Start of Data in this exercise
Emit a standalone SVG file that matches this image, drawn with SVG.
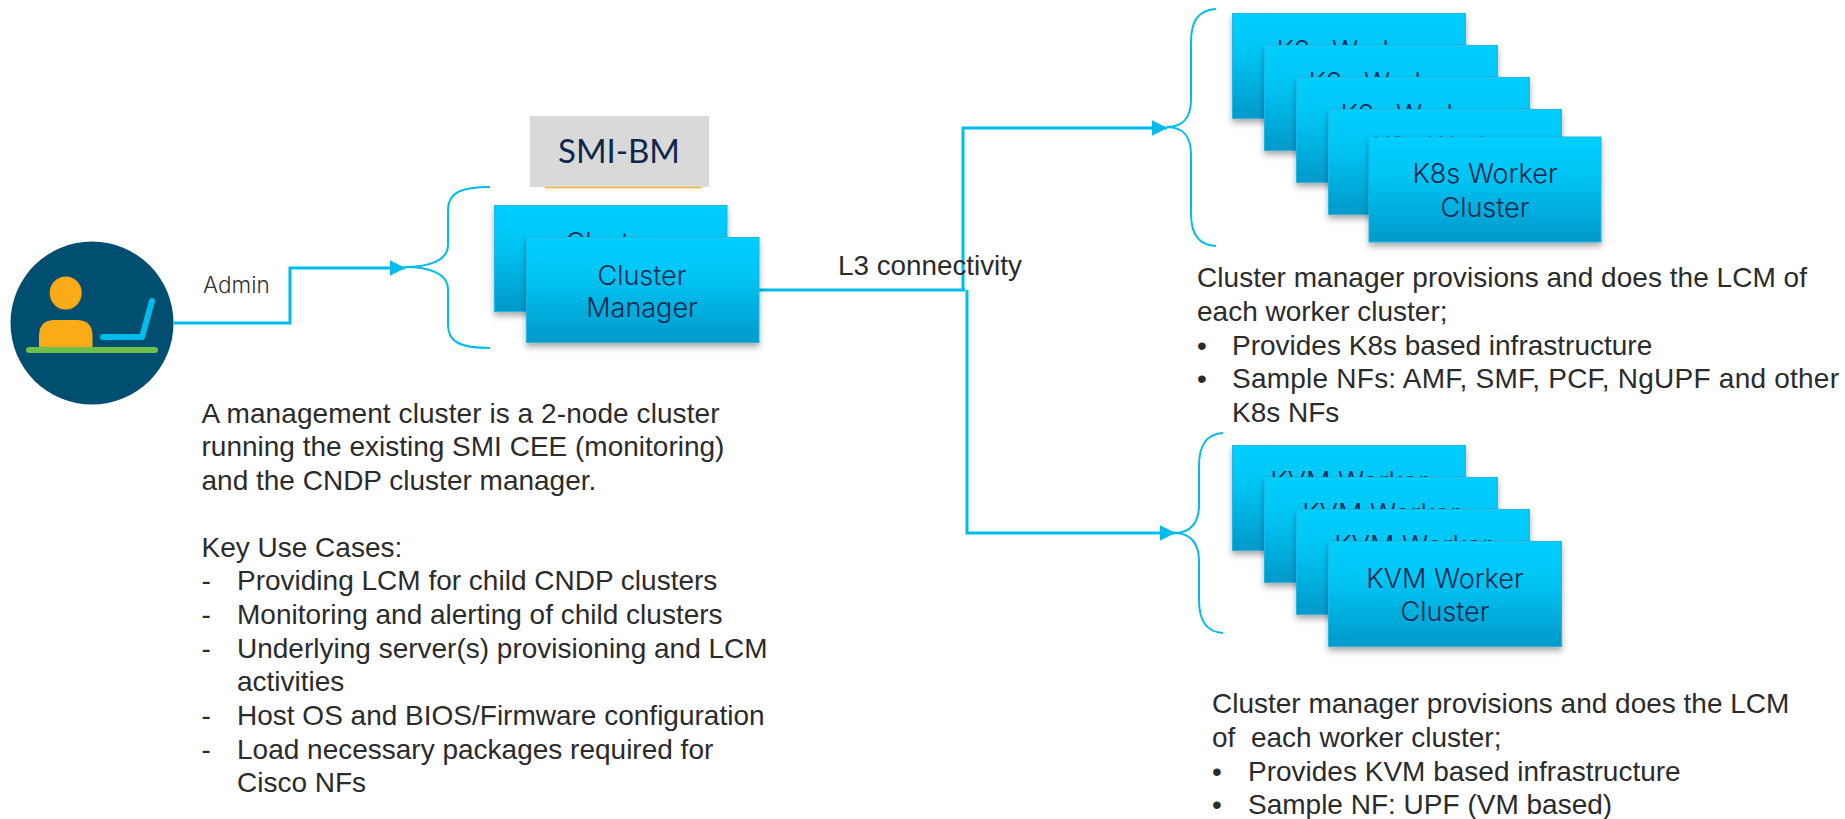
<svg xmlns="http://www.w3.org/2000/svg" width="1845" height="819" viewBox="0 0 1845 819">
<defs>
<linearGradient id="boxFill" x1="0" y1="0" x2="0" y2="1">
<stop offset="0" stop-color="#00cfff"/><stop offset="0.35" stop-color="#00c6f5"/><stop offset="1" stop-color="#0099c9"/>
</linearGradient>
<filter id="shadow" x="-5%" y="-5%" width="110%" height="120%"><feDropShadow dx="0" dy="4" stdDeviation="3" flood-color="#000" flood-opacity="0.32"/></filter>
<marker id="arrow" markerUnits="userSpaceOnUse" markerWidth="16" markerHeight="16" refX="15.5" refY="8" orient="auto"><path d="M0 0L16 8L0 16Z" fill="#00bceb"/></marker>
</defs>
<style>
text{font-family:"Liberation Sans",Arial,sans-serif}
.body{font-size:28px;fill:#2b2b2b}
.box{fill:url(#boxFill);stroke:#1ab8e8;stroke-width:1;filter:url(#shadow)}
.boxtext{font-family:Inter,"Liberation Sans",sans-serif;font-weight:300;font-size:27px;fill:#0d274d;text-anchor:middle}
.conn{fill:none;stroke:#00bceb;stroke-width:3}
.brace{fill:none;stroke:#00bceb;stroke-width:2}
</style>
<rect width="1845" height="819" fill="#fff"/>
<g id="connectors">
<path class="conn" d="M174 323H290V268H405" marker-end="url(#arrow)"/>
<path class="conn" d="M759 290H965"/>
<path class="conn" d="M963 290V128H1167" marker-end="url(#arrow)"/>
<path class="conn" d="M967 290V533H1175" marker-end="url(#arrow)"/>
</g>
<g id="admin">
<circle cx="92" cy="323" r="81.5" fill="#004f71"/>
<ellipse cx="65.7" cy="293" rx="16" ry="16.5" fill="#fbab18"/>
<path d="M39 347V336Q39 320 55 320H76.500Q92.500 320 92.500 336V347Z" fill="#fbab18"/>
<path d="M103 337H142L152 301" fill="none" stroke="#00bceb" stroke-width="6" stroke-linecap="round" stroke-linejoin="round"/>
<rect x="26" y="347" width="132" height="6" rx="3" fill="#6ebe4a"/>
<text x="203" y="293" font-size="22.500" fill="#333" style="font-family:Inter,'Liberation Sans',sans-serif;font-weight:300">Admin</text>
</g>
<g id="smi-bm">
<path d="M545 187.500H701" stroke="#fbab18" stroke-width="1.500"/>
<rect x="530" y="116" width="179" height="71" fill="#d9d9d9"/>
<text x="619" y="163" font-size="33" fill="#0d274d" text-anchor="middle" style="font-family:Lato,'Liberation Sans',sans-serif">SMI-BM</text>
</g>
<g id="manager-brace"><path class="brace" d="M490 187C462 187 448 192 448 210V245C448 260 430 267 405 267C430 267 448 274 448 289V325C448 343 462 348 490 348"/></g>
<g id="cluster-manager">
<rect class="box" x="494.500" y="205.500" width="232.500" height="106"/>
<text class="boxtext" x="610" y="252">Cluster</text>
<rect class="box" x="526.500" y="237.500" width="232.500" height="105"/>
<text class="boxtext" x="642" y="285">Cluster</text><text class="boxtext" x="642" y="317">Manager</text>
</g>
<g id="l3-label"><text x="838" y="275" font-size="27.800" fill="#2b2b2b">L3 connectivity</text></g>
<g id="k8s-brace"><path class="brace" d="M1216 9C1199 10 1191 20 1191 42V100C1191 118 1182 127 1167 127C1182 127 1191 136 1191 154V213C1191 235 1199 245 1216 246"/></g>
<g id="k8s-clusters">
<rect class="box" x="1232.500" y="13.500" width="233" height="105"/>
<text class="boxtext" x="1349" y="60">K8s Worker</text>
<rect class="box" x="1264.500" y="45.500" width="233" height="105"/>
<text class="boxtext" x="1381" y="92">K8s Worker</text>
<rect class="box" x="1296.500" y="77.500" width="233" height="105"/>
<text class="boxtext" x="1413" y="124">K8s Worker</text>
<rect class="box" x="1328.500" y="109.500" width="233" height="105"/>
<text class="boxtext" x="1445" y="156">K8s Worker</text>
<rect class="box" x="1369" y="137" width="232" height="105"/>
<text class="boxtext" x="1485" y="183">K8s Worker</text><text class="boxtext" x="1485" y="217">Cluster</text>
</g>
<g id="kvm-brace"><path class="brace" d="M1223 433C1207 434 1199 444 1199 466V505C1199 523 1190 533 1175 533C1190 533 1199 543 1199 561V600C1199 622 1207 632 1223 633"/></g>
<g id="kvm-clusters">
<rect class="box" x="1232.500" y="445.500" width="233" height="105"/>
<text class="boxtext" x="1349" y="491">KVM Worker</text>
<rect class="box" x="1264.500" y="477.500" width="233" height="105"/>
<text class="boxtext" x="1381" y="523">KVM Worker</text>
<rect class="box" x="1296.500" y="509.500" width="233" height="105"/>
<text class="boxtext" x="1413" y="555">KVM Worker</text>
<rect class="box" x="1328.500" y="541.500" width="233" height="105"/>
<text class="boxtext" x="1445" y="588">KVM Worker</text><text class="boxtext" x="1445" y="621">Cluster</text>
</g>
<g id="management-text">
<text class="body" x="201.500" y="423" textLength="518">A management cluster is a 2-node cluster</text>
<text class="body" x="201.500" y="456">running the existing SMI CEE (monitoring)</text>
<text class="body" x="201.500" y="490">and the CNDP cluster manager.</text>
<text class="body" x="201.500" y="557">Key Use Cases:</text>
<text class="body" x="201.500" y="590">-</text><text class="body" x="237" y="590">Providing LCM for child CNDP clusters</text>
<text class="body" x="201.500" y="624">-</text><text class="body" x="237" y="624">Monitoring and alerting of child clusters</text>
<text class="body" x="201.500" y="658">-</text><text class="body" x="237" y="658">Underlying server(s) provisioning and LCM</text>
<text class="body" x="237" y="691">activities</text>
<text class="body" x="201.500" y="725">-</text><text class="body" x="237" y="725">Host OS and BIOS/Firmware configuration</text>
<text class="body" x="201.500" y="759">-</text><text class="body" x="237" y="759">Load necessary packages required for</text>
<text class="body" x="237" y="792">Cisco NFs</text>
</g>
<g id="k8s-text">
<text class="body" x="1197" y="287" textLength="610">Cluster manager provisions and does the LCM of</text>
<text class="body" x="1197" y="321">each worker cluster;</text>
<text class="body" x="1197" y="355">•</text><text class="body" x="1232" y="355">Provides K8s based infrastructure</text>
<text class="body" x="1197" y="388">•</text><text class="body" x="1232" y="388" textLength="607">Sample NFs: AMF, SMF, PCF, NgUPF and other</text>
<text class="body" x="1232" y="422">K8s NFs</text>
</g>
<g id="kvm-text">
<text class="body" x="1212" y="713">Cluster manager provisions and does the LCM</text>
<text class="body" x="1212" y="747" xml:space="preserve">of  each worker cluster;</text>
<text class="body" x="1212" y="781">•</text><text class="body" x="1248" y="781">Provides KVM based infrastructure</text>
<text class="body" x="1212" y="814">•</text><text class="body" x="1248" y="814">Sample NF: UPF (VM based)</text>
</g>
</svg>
End of Data in this exercise
Start of Data in this exercise
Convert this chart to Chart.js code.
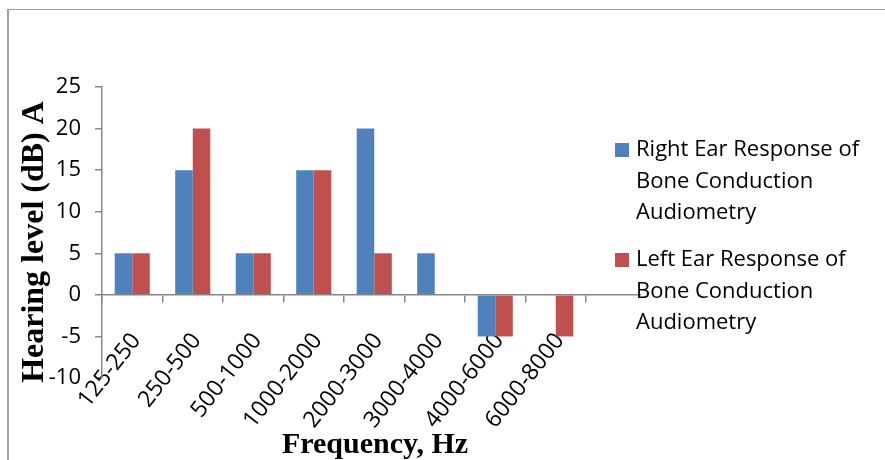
End of Data in this exercise
Start of Data in this exercise
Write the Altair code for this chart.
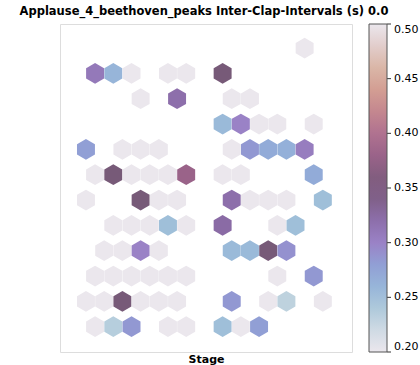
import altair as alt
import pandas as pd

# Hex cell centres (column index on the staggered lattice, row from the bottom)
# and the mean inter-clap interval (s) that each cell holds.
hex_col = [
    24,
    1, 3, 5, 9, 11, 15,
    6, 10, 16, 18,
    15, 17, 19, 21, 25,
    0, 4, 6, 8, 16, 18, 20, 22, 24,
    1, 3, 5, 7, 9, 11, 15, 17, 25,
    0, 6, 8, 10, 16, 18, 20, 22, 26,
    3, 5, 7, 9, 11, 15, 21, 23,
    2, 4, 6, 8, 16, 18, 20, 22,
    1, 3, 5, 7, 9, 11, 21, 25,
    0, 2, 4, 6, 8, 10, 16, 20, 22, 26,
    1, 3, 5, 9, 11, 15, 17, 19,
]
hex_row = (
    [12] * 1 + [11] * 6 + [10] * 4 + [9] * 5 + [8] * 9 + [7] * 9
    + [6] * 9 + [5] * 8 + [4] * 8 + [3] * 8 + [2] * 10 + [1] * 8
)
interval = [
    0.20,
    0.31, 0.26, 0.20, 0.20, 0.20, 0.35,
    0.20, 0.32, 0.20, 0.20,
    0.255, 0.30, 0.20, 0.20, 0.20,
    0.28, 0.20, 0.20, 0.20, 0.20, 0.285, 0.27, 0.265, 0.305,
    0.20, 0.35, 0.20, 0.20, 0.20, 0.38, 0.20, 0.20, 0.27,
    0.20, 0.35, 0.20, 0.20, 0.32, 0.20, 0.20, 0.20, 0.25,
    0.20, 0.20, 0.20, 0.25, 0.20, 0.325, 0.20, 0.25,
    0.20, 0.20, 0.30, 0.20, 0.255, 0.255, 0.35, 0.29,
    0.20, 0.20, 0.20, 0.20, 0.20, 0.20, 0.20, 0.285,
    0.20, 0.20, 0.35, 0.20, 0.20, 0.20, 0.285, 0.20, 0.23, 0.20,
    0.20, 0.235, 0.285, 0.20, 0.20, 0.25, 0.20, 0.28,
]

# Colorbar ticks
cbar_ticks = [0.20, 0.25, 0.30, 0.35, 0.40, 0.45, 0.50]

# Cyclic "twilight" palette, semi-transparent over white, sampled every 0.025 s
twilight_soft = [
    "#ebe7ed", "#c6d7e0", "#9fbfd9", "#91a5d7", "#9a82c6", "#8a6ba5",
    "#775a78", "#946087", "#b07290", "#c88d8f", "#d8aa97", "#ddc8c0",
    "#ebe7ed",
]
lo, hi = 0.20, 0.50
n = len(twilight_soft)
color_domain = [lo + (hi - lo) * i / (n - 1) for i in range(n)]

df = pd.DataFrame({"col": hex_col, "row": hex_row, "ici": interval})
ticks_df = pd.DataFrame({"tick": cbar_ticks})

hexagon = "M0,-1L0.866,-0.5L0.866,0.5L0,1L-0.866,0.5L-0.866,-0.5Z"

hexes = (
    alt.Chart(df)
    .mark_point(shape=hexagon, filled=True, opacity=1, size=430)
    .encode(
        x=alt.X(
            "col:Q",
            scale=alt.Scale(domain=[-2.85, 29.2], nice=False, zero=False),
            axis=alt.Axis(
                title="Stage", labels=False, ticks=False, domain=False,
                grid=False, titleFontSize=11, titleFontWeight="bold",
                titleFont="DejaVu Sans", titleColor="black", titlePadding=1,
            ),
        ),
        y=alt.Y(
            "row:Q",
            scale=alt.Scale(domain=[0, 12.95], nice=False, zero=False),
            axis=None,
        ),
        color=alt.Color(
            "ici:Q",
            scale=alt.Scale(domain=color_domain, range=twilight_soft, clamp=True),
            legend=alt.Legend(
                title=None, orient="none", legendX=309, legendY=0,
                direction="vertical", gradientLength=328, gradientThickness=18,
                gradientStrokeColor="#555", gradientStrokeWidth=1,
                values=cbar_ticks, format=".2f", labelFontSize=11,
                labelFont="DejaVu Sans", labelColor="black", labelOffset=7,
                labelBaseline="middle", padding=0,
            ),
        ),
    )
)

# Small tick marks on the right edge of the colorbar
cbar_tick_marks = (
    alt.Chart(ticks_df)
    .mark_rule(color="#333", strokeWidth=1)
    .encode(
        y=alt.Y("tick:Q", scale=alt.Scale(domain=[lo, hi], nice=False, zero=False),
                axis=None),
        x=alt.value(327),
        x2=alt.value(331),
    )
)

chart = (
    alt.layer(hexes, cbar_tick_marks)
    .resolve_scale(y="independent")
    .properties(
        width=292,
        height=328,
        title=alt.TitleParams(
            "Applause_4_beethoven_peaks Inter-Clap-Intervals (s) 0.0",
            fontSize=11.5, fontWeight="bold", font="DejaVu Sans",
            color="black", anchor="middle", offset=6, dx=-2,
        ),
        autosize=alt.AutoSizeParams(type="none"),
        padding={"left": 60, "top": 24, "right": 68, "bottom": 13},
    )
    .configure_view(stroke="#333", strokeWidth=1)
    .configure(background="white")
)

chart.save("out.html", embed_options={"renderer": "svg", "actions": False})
End of Data in this exercise
The exercise: From the entries above, list each line with "that" in it.

Expected answer:
Emit a standalone SVG file that matches this image, drawn with SVG.
# and the mean inter-clap interval (s) that each cell holds.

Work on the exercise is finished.